## [WHAT IS EXPECTED]
In the listing below, locate the line with "Emit a LaTeX" and the line with "(0,0) rectangle (570,771);", then output both and everything between them exactly, minus any pictures.
*** DATA ***
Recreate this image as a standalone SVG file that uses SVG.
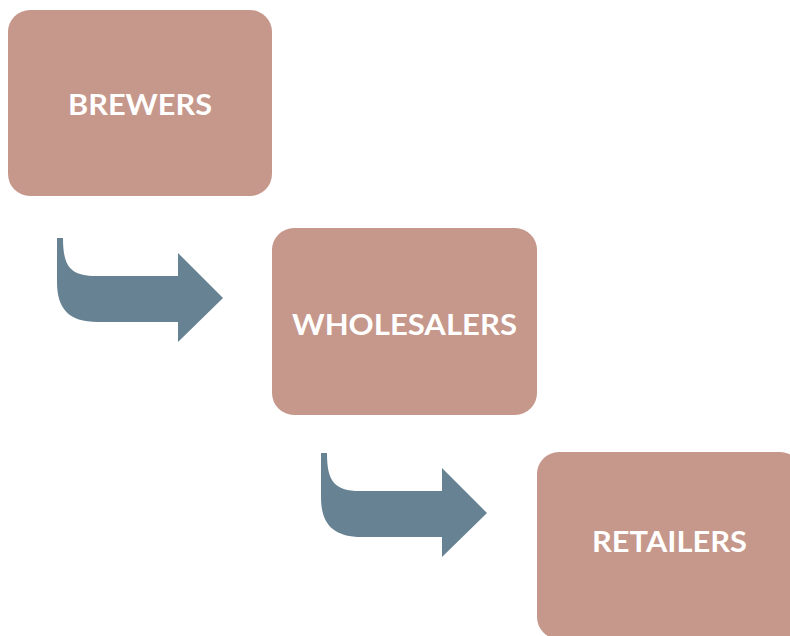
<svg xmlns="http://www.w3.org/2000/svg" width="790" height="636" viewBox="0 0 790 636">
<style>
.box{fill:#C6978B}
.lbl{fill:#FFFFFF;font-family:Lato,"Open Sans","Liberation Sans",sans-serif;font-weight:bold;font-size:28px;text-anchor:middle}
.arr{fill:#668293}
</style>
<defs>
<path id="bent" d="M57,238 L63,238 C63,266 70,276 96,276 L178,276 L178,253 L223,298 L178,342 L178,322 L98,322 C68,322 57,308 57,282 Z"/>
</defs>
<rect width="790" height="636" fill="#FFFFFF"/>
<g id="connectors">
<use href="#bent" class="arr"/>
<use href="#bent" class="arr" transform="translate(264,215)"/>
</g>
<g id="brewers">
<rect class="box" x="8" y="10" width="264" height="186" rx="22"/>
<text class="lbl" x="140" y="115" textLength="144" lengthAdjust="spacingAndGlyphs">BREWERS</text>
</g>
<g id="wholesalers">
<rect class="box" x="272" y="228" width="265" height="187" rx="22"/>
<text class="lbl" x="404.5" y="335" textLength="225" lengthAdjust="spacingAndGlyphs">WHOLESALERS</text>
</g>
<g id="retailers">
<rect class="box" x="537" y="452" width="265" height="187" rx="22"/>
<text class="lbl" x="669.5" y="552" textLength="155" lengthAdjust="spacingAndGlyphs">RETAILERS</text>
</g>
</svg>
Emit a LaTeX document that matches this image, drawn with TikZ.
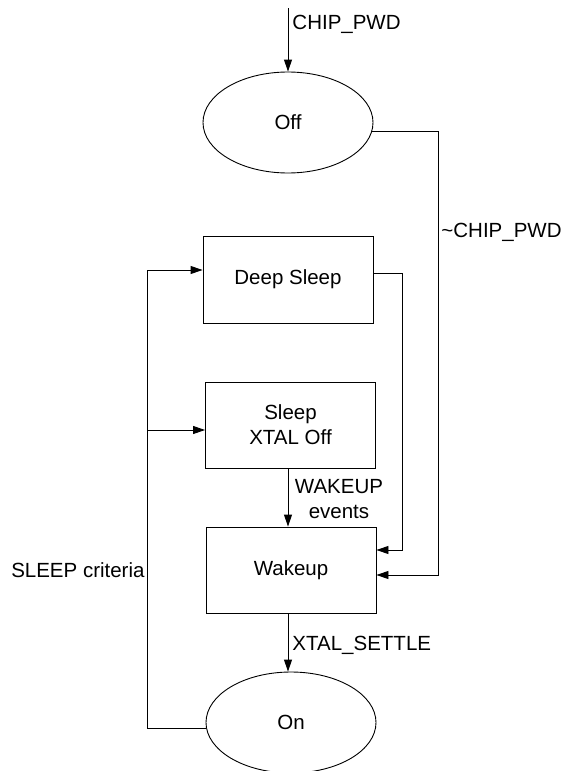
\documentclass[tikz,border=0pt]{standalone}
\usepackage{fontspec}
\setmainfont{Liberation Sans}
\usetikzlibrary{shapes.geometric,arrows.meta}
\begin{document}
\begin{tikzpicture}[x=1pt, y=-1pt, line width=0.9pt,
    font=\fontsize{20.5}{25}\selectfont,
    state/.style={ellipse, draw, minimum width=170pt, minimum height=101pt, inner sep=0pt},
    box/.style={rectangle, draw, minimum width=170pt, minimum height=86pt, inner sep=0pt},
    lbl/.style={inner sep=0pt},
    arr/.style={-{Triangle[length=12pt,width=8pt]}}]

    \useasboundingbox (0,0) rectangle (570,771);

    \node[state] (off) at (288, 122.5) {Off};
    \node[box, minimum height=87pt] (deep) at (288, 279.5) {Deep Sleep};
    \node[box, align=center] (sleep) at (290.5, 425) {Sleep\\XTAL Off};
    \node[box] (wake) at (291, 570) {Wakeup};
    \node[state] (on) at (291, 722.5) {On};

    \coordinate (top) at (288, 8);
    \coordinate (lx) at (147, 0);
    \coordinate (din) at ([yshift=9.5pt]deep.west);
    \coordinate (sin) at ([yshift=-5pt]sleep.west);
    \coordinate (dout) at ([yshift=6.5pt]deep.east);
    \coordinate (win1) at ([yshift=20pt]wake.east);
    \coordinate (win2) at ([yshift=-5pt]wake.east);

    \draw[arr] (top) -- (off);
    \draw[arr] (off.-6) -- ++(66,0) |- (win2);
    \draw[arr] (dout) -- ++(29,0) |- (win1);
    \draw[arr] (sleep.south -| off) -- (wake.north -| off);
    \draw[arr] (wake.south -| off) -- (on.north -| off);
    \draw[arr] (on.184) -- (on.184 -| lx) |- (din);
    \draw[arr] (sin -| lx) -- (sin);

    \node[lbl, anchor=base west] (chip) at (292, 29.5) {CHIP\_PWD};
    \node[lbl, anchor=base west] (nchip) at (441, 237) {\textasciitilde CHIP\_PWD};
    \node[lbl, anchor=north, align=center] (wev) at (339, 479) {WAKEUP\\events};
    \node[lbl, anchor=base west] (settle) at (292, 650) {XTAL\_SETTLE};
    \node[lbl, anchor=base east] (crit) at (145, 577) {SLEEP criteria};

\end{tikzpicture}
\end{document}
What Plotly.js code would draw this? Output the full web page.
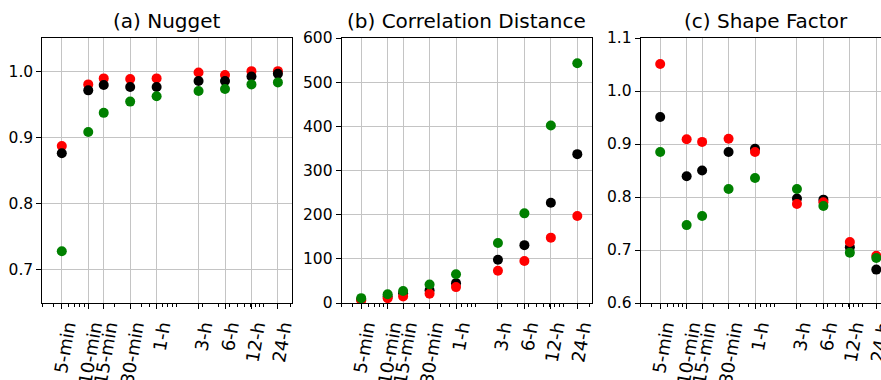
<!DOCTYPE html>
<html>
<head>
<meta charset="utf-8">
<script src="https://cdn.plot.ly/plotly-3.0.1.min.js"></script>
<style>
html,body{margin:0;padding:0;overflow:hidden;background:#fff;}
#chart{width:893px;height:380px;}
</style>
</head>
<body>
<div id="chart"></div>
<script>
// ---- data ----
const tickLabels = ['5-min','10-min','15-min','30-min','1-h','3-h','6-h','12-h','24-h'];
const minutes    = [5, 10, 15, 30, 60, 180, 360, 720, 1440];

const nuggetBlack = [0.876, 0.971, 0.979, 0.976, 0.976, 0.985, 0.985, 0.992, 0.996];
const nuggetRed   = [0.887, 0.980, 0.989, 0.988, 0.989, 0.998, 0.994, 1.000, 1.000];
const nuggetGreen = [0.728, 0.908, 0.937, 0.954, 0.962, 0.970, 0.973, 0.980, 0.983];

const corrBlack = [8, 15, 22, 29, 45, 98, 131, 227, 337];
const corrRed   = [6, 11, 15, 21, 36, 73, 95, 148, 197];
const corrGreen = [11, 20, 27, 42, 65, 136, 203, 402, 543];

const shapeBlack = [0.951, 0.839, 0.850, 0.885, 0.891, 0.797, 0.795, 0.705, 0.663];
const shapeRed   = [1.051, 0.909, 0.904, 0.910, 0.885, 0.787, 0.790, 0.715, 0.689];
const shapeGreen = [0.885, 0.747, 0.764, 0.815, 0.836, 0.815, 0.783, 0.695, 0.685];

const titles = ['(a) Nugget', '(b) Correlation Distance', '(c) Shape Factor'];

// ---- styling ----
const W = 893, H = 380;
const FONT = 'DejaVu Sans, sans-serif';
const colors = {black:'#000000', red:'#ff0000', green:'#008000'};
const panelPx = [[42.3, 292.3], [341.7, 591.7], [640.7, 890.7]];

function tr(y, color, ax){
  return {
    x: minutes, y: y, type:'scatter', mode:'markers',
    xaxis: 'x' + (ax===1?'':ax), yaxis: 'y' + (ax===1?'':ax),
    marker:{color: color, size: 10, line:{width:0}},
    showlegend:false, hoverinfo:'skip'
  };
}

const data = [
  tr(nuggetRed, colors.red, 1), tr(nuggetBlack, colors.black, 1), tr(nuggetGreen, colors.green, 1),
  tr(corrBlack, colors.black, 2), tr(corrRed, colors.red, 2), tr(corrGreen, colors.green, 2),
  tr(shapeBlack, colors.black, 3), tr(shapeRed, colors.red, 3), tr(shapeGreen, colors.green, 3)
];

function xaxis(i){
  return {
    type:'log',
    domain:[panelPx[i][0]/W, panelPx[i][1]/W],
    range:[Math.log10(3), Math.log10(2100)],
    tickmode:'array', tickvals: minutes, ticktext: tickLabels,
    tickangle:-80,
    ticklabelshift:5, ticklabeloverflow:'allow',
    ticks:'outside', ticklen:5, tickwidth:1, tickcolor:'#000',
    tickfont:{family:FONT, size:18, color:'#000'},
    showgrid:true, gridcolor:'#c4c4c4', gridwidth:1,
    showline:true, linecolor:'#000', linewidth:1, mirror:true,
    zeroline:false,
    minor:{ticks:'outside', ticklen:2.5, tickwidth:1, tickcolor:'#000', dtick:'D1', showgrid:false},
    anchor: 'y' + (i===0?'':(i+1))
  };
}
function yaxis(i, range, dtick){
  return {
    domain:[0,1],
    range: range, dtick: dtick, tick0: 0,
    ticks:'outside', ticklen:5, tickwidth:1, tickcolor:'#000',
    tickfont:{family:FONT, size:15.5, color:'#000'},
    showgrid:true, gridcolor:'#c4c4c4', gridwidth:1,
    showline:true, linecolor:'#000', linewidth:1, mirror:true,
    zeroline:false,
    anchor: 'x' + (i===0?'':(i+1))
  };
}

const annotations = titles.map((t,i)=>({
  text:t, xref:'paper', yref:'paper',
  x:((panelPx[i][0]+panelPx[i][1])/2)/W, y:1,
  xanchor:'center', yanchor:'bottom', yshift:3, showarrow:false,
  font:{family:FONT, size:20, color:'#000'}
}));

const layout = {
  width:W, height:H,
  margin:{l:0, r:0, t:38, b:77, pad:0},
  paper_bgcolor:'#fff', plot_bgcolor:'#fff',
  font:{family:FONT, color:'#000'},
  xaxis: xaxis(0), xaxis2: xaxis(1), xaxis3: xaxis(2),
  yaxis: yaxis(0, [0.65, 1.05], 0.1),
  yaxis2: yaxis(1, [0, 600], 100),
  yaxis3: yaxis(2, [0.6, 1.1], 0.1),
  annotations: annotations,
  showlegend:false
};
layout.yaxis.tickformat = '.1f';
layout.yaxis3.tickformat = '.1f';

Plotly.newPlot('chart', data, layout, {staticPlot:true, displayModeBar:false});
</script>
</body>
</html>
***
## [ANSWER TO THIS PROBLEM]
Emit a LaTeX document that matches this image, drawn with TikZ.
\documentclass[tikz,border=0pt]{standalone}
\usepackage{fontspec}
\setmainfont{Liberation Sans}
\usetikzlibrary{shapes.geometric,arrows.meta}
\begin{document}
\begin{tikzpicture}[x=1pt, y=-1pt, line width=0.9pt,
    font=\fontsize{20.5}{25}\selectfont,
    state/.style={ellipse, draw, minimum width=170pt, minimum height=101pt, inner sep=0pt},
    box/.style={rectangle, draw, minimum width=170pt, minimum height=86pt, inner sep=0pt},
    lbl/.style={inner sep=0pt},
    arr/.style={-{Triangle[length=12pt,width=8pt]}}]

    \useasboundingbox (0,0) rectangle (570,771);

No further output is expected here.